• Records provided:
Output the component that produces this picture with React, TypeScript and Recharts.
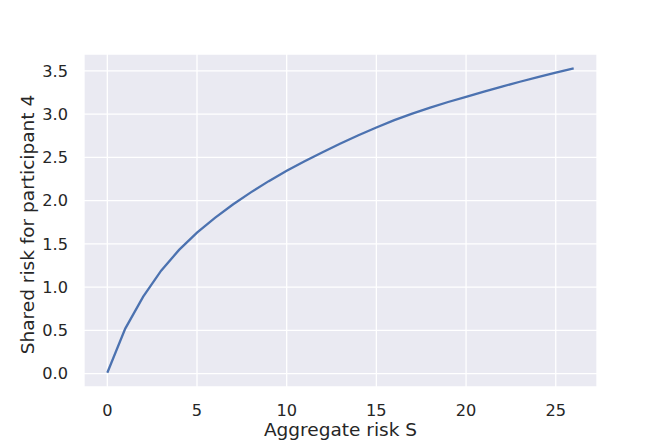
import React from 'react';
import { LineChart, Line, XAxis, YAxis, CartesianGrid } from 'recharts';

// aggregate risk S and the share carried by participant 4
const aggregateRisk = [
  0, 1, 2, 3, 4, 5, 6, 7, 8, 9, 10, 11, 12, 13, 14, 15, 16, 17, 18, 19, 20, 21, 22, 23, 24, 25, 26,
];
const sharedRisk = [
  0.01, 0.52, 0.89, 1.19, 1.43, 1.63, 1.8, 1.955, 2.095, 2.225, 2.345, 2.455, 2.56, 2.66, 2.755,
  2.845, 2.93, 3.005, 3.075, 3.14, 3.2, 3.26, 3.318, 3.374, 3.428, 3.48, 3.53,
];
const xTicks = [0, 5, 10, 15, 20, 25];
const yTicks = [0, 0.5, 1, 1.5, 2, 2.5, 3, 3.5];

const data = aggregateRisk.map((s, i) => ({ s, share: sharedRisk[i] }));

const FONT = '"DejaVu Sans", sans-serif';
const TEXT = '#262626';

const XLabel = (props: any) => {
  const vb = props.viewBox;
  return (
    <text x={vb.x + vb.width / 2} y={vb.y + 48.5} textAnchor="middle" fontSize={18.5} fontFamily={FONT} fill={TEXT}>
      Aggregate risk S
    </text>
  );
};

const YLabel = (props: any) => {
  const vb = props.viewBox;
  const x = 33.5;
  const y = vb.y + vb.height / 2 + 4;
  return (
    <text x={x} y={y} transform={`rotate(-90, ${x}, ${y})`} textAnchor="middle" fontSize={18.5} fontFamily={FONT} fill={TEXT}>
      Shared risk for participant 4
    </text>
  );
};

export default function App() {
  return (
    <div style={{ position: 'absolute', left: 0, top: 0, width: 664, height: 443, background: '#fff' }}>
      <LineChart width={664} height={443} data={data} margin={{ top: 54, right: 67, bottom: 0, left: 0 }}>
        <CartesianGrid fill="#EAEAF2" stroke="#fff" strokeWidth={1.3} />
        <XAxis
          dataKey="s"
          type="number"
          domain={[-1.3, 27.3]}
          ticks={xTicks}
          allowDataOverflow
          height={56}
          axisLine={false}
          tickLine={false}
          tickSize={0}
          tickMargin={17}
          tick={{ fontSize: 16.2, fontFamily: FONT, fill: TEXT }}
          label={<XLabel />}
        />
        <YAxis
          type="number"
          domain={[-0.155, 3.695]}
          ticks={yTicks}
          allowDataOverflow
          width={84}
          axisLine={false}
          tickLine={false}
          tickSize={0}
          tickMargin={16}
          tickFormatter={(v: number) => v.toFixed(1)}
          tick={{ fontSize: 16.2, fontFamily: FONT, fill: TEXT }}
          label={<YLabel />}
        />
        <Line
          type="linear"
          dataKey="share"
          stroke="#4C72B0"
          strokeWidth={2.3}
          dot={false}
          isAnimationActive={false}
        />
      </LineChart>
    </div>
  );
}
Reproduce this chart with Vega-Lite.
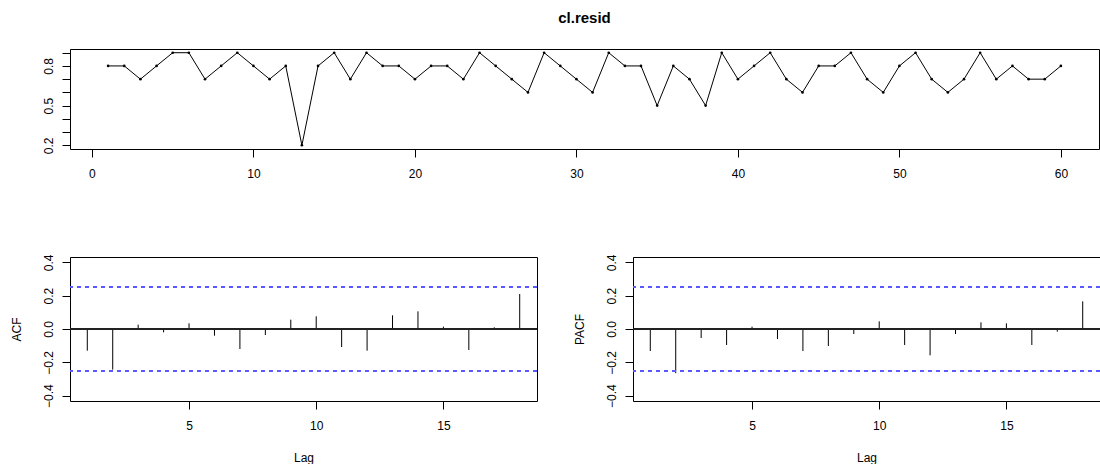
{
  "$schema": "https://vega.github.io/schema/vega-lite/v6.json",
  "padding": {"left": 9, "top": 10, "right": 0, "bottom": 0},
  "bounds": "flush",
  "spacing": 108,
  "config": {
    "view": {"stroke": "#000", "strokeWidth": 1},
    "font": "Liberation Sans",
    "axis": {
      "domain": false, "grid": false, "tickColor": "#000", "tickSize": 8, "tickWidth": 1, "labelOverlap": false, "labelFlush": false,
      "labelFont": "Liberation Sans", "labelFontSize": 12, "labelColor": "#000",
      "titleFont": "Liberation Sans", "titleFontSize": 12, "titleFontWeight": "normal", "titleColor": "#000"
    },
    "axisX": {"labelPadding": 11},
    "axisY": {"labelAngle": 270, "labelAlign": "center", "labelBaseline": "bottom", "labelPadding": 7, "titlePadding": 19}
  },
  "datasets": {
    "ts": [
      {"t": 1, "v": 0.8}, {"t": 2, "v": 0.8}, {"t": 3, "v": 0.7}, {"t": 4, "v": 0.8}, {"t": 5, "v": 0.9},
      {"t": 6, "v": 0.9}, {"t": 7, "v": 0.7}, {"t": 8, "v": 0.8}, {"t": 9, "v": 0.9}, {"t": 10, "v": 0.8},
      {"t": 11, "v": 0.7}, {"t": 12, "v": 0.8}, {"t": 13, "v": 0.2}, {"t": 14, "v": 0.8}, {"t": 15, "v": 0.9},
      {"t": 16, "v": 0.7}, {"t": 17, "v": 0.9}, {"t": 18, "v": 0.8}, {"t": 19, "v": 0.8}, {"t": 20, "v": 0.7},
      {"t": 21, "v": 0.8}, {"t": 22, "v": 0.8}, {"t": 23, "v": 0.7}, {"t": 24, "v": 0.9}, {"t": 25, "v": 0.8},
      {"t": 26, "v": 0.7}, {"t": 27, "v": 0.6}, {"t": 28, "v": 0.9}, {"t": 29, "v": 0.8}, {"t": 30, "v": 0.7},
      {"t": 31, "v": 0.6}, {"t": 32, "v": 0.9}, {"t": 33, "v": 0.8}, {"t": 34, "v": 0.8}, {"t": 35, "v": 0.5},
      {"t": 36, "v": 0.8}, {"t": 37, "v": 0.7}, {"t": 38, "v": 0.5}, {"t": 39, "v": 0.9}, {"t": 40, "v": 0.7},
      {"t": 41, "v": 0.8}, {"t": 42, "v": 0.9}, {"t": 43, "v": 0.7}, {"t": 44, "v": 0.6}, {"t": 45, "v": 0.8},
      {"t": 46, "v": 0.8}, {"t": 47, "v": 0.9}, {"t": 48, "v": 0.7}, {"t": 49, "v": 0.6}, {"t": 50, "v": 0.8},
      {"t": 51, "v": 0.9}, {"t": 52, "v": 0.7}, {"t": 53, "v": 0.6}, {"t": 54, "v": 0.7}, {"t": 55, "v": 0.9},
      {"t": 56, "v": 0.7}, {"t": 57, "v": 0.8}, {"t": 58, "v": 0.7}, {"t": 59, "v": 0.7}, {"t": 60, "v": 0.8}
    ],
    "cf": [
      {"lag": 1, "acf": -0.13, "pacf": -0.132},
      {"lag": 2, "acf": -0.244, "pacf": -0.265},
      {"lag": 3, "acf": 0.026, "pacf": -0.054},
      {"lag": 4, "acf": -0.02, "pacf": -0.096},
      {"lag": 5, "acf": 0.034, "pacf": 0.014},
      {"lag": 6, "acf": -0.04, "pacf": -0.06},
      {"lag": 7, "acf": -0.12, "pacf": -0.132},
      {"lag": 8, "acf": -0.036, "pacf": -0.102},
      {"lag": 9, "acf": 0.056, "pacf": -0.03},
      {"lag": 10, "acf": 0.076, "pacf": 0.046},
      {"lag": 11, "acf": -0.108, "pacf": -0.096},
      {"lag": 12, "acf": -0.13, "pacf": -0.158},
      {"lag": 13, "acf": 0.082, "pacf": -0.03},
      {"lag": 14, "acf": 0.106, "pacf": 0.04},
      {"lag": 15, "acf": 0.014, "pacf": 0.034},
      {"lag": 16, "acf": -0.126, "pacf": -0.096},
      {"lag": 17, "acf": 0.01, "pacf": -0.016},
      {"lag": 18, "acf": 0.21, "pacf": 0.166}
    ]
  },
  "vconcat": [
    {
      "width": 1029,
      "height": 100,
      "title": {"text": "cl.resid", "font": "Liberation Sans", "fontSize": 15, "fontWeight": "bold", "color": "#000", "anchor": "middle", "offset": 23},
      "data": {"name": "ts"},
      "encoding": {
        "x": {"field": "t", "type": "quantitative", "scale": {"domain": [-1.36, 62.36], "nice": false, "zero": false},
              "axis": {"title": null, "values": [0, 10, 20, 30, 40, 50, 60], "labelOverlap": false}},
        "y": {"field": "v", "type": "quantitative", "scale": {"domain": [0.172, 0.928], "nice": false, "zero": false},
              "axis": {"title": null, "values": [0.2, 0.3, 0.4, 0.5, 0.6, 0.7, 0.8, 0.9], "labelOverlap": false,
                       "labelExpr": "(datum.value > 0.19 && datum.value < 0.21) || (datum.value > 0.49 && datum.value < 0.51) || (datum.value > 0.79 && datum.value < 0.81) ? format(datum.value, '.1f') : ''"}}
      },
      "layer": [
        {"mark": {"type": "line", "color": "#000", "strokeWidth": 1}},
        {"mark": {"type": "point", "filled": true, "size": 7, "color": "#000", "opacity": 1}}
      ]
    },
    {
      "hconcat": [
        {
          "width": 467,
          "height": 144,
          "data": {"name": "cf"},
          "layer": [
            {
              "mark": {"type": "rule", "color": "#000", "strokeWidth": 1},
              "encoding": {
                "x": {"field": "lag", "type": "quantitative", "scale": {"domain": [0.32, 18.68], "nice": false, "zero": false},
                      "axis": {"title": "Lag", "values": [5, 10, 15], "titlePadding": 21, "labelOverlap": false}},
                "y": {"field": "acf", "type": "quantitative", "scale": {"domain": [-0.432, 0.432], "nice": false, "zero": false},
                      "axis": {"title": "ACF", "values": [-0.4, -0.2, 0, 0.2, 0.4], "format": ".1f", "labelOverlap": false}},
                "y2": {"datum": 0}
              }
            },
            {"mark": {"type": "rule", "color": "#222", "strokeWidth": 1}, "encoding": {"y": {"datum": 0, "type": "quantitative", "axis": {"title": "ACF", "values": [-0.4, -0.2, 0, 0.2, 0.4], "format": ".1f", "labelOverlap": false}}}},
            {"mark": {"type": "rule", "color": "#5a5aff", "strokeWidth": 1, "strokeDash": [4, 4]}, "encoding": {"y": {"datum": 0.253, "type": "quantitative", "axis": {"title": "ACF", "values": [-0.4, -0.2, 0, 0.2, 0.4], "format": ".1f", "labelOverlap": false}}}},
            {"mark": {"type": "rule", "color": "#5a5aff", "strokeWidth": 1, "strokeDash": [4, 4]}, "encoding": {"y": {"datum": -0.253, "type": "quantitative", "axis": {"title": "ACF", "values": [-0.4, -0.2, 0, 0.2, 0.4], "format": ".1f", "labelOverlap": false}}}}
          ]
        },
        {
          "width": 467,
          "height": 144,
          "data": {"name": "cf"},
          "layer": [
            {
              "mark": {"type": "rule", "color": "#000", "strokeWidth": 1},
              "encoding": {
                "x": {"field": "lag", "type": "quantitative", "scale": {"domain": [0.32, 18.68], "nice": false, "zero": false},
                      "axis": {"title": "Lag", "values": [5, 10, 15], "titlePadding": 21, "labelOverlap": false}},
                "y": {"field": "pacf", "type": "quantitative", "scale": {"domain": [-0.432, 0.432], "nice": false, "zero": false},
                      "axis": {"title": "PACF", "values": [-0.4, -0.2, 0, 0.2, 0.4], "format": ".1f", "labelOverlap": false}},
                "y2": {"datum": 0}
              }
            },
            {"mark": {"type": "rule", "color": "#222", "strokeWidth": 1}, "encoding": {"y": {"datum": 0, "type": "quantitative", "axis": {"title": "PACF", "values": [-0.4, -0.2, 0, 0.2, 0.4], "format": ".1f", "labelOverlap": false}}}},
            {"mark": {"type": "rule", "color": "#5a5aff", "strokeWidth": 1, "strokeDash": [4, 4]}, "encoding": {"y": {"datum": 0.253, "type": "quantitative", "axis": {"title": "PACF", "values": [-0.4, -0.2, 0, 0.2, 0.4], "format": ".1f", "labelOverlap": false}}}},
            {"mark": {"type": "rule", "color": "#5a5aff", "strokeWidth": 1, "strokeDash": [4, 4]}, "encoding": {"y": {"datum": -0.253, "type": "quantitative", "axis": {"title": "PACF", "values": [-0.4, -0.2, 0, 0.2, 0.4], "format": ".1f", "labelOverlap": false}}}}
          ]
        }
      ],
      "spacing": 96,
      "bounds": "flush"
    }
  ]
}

• The request:
Copy nothing past the line containing "const TEXT = '#262626';": reproduce every line from the start of the records up to it, skipping pictures.

• Finished task:
Output the component that produces this picture with React, TypeScript and Recharts.
import React from 'react';
import { LineChart, Line, XAxis, YAxis, CartesianGrid } from 'recharts';

// aggregate risk S and the share carried by participant 4
const aggregateRisk = [
  0, 1, 2, 3, 4, 5, 6, 7, 8, 9, 10, 11, 12, 13, 14, 15, 16, 17, 18, 19, 20, 21, 22, 23, 24, 25, 26,
];
const sharedRisk = [
  0.01, 0.52, 0.89, 1.19, 1.43, 1.63, 1.8, 1.955, 2.095, 2.225, 2.345, 2.455, 2.56, 2.66, 2.755,
  2.845, 2.93, 3.005, 3.075, 3.14, 3.2, 3.26, 3.318, 3.374, 3.428, 3.48, 3.53,
];
const xTicks = [0, 5, 10, 15, 20, 25];
const yTicks = [0, 0.5, 1, 1.5, 2, 2.5, 3, 3.5];

const data = aggregateRisk.map((s, i) => ({ s, share: sharedRisk[i] }));

const FONT = '"DejaVu Sans", sans-serif';
const TEXT = '#262626';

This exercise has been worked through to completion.